_GOAL OF THE EXERCISE_
Give the material once more, word for word, without any images.
======== AVAILABLE DATA
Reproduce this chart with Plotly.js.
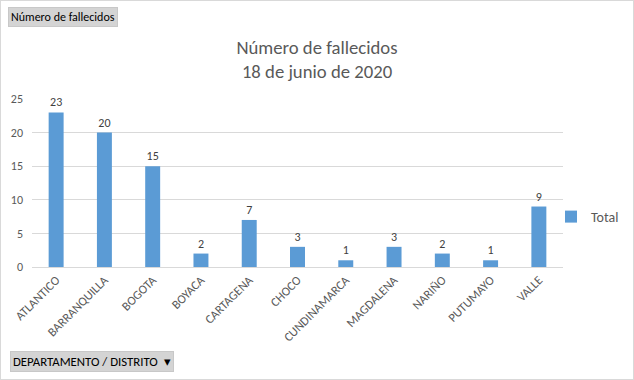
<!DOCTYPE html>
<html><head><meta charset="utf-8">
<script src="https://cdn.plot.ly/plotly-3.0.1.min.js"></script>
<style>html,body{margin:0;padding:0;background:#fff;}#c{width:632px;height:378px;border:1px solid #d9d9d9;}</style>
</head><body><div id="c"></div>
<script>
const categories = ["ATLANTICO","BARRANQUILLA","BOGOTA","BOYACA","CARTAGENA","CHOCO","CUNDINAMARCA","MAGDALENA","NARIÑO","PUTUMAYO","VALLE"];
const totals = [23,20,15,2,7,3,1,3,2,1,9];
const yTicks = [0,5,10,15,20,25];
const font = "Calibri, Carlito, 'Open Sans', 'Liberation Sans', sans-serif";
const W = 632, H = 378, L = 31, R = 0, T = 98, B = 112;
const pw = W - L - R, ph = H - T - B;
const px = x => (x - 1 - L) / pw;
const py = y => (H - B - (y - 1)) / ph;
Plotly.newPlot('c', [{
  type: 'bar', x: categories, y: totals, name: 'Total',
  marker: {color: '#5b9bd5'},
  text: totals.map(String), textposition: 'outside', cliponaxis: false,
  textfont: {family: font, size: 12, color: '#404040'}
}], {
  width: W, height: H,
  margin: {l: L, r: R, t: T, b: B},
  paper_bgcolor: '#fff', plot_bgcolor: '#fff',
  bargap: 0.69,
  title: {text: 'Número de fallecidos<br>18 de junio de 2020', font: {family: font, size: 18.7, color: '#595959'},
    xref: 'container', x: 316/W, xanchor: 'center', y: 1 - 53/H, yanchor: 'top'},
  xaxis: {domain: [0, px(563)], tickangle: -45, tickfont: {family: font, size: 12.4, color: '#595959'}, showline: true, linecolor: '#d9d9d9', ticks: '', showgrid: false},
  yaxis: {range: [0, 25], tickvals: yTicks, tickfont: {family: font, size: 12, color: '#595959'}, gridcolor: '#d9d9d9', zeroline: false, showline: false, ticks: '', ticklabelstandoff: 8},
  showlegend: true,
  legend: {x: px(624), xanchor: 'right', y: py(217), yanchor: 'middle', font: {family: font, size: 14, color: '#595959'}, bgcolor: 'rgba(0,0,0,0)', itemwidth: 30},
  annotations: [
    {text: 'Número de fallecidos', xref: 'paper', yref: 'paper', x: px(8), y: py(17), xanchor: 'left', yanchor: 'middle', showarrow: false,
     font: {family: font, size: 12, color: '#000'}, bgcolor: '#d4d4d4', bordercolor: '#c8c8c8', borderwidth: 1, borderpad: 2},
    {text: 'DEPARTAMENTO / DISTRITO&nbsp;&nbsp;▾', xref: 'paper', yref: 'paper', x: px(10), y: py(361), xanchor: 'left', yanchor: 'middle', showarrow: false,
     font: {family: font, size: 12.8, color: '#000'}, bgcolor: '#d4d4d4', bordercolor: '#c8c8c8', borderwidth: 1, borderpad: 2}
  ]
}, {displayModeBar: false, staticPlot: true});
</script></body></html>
================
_ANSWER TO THE PROBLEM_
Reproduce this chart with Plotly.js.
<!DOCTYPE html>
<html><head><meta charset="utf-8">
<script src="https://cdn.plot.ly/plotly-3.0.1.min.js"></script>
<style>html,body{margin:0;padding:0;background:#fff;}#c{width:632px;height:378px;border:1px solid #d9d9d9;}</style>
</head><body><div id="c"></div>
<script>
const categories = ["ATLANTICO","BARRANQUILLA","BOGOTA","BOYACA","CARTAGENA","CHOCO","CUNDINAMARCA","MAGDALENA","NARIÑO","PUTUMAYO","VALLE"];
const totals = [23,20,15,2,7,3,1,3,2,1,9];
const yTicks = [0,5,10,15,20,25];
const font = "Calibri, Carlito, 'Open Sans', 'Liberation Sans', sans-serif";
const W = 632, H = 378, L = 31, R = 0, T = 98, B = 112;
const pw = W - L - R, ph = H - T - B;
const px = x => (x - 1 - L) / pw;
const py = y => (H - B - (y - 1)) / ph;
Plotly.newPlot('c', [{
  type: 'bar', x: categories, y: totals, name: 'Total',
  marker: {color: '#5b9bd5'},
  text: totals.map(String), textposition: 'outside', cliponaxis: false,
  textfont: {family: font, size: 12, color: '#404040'}
}], {
  width: W, height: H,
  margin: {l: L, r: R, t: T, b: B},
  paper_bgcolor: '#fff', plot_bgcolor: '#fff',
  bargap: 0.69,
  title: {text: 'Número de fallecidos<br>18 de junio de 2020', font: {family: font, size: 18.7, color: '#595959'},
    xref: 'container', x: 316/W, xanchor: 'center', y: 1 - 53/H, yanchor: 'top'},
  xaxis: {domain: [0, px(563)], tickangle: -45, tickfont: {family: font, size: 12.4, color: '#595959'}, showline: true, linecolor: '#d9d9d9', ticks: '', showgrid: false},
  yaxis: {range: [0, 25], tickvals: yTicks, tickfont: {family: font, size: 12, color: '#595959'}, gridcolor: '#d9d9d9', zeroline: false, showline: false, ticks: '', ticklabelstandoff: 8},
  showlegend: true,
  legend: {x: px(624), xanchor: 'right', y: py(217), yanchor: 'middle', font: {family: font, size: 14, color: '#595959'}, bgcolor: 'rgba(0,0,0,0)', itemwidth: 30},
  annotations: [
    {text: 'Número de fallecidos', xref: 'paper', yref: 'paper', x: px(8), y: py(17), xanchor: 'left', yanchor: 'middle', showarrow: false,
     font: {family: font, size: 12, color: '#000'}, bgcolor: '#d4d4d4', bordercolor: '#c8c8c8', borderwidth: 1, borderpad: 2},
    {text: 'DEPARTAMENTO / DISTRITO&nbsp;&nbsp;▾', xref: 'paper', yref: 'paper', x: px(10), y: py(361), xanchor: 'left', yanchor: 'middle', showarrow: false,
     font: {family: font, size: 12.8, color: '#000'}, bgcolor: '#d4d4d4', bordercolor: '#c8c8c8', borderwidth: 1, borderpad: 2}
  ]
}, {displayModeBar: false, staticPlot: true});
</script></body></html>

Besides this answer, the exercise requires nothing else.